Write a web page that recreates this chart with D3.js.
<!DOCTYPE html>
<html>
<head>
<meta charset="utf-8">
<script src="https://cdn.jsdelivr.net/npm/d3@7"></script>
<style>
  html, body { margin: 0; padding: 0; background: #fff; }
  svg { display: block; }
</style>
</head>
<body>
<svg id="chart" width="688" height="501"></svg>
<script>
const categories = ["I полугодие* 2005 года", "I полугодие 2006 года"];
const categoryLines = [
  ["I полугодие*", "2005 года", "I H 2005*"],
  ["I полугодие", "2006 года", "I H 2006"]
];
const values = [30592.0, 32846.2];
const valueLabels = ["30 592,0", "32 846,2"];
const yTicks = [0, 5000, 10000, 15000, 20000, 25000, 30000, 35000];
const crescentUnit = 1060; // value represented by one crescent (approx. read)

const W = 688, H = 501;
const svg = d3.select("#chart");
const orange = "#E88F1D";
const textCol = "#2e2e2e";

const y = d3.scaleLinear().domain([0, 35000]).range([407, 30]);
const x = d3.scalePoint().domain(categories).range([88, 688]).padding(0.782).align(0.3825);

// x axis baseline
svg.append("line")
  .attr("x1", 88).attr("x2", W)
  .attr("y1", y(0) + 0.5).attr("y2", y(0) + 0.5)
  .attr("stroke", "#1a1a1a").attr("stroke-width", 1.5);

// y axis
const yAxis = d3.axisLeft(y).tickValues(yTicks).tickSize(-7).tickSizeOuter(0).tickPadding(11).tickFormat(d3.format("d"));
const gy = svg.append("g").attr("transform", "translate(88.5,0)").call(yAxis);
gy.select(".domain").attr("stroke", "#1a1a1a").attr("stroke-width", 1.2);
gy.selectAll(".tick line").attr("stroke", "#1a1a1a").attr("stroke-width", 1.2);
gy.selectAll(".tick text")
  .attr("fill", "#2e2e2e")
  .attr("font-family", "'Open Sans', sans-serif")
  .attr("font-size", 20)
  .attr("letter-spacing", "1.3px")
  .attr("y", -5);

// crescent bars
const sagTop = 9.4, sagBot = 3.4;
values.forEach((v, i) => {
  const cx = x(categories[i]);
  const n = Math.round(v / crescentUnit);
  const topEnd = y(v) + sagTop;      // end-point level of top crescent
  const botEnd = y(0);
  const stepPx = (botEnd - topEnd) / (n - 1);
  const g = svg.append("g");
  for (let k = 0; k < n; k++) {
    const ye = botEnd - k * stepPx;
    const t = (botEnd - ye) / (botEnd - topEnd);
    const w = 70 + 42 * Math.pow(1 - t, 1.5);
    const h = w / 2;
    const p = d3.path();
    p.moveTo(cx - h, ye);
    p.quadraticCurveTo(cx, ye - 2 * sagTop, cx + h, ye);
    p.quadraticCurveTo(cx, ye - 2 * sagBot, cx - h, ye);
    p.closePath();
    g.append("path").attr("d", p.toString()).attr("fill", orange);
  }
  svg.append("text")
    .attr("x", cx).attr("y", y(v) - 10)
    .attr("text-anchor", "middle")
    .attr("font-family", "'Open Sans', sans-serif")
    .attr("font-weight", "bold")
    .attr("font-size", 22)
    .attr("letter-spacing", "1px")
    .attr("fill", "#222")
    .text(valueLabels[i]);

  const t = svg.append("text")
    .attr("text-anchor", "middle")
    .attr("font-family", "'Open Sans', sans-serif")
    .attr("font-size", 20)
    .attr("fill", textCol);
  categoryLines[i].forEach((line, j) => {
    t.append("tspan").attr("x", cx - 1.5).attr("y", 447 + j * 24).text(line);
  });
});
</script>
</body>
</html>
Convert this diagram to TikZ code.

——

## EXERCISE
Repeat the material from above exactly, word for word.

## RESULT
Write a web page that recreates this chart with D3.js.
<!DOCTYPE html>
<html>
<head>
<meta charset="utf-8">
<script src="https://cdn.jsdelivr.net/npm/d3@7"></script>
<style>
  html, body { margin: 0; padding: 0; background: #fff; }
  svg { display: block; }
</style>
</head>
<body>
<svg id="chart" width="688" height="501"></svg>
<script>
const categories = ["I полугодие* 2005 года", "I полугодие 2006 года"];
const categoryLines = [
  ["I полугодие*", "2005 года", "I H 2005*"],
  ["I полугодие", "2006 года", "I H 2006"]
];
const values = [30592.0, 32846.2];
const valueLabels = ["30 592,0", "32 846,2"];
const yTicks = [0, 5000, 10000, 15000, 20000, 25000, 30000, 35000];
const crescentUnit = 1060; // value represented by one crescent (approx. read)

const W = 688, H = 501;
const svg = d3.select("#chart");
const orange = "#E88F1D";
const textCol = "#2e2e2e";

const y = d3.scaleLinear().domain([0, 35000]).range([407, 30]);
const x = d3.scalePoint().domain(categories).range([88, 688]).padding(0.782).align(0.3825);

// x axis baseline
svg.append("line")
  .attr("x1", 88).attr("x2", W)
  .attr("y1", y(0) + 0.5).attr("y2", y(0) + 0.5)
  .attr("stroke", "#1a1a1a").attr("stroke-width", 1.5);

// y axis
const yAxis = d3.axisLeft(y).tickValues(yTicks).tickSize(-7).tickSizeOuter(0).tickPadding(11).tickFormat(d3.format("d"));
const gy = svg.append("g").attr("transform", "translate(88.5,0)").call(yAxis);
gy.select(".domain").attr("stroke", "#1a1a1a").attr("stroke-width", 1.2);
gy.selectAll(".tick line").attr("stroke", "#1a1a1a").attr("stroke-width", 1.2);
gy.selectAll(".tick text")
  .attr("fill", "#2e2e2e")
  .attr("font-family", "'Open Sans', sans-serif")
  .attr("font-size", 20)
  .attr("letter-spacing", "1.3px")
  .attr("y", -5);

// crescent bars
const sagTop = 9.4, sagBot = 3.4;
values.forEach((v, i) => {
  const cx = x(categories[i]);
  const n = Math.round(v / crescentUnit);
  const topEnd = y(v) + sagTop;      // end-point level of top crescent
  const botEnd = y(0);
  const stepPx = (botEnd - topEnd) / (n - 1);
  const g = svg.append("g");
  for (let k = 0; k < n; k++) {
    const ye = botEnd - k * stepPx;
    const t = (botEnd - ye) / (botEnd - topEnd);
    const w = 70 + 42 * Math.pow(1 - t, 1.5);
    const h = w / 2;
    const p = d3.path();
    p.moveTo(cx - h, ye);
    p.quadraticCurveTo(cx, ye - 2 * sagTop, cx + h, ye);
    p.quadraticCurveTo(cx, ye - 2 * sagBot, cx - h, ye);
    p.closePath();
    g.append("path").attr("d", p.toString()).attr("fill", orange);
  }
  svg.append("text")
    .attr("x", cx).attr("y", y(v) - 10)
    .attr("text-anchor", "middle")
    .attr("font-family", "'Open Sans', sans-serif")
    .attr("font-weight", "bold")
    .attr("font-size", 22)
    .attr("letter-spacing", "1px")
    .attr("fill", "#222")
    .text(valueLabels[i]);

  const t = svg.append("text")
    .attr("text-anchor", "middle")
    .attr("font-family", "'Open Sans', sans-serif")
    .attr("font-size", 20)
    .attr("fill", textCol);
  categoryLines[i].forEach((line, j) => {
    t.append("tspan").attr("x", cx - 1.5).attr("y", 447 + j * 24).text(line);
  });
});
</script>
</body>
</html>
Convert this diagram to TikZ code.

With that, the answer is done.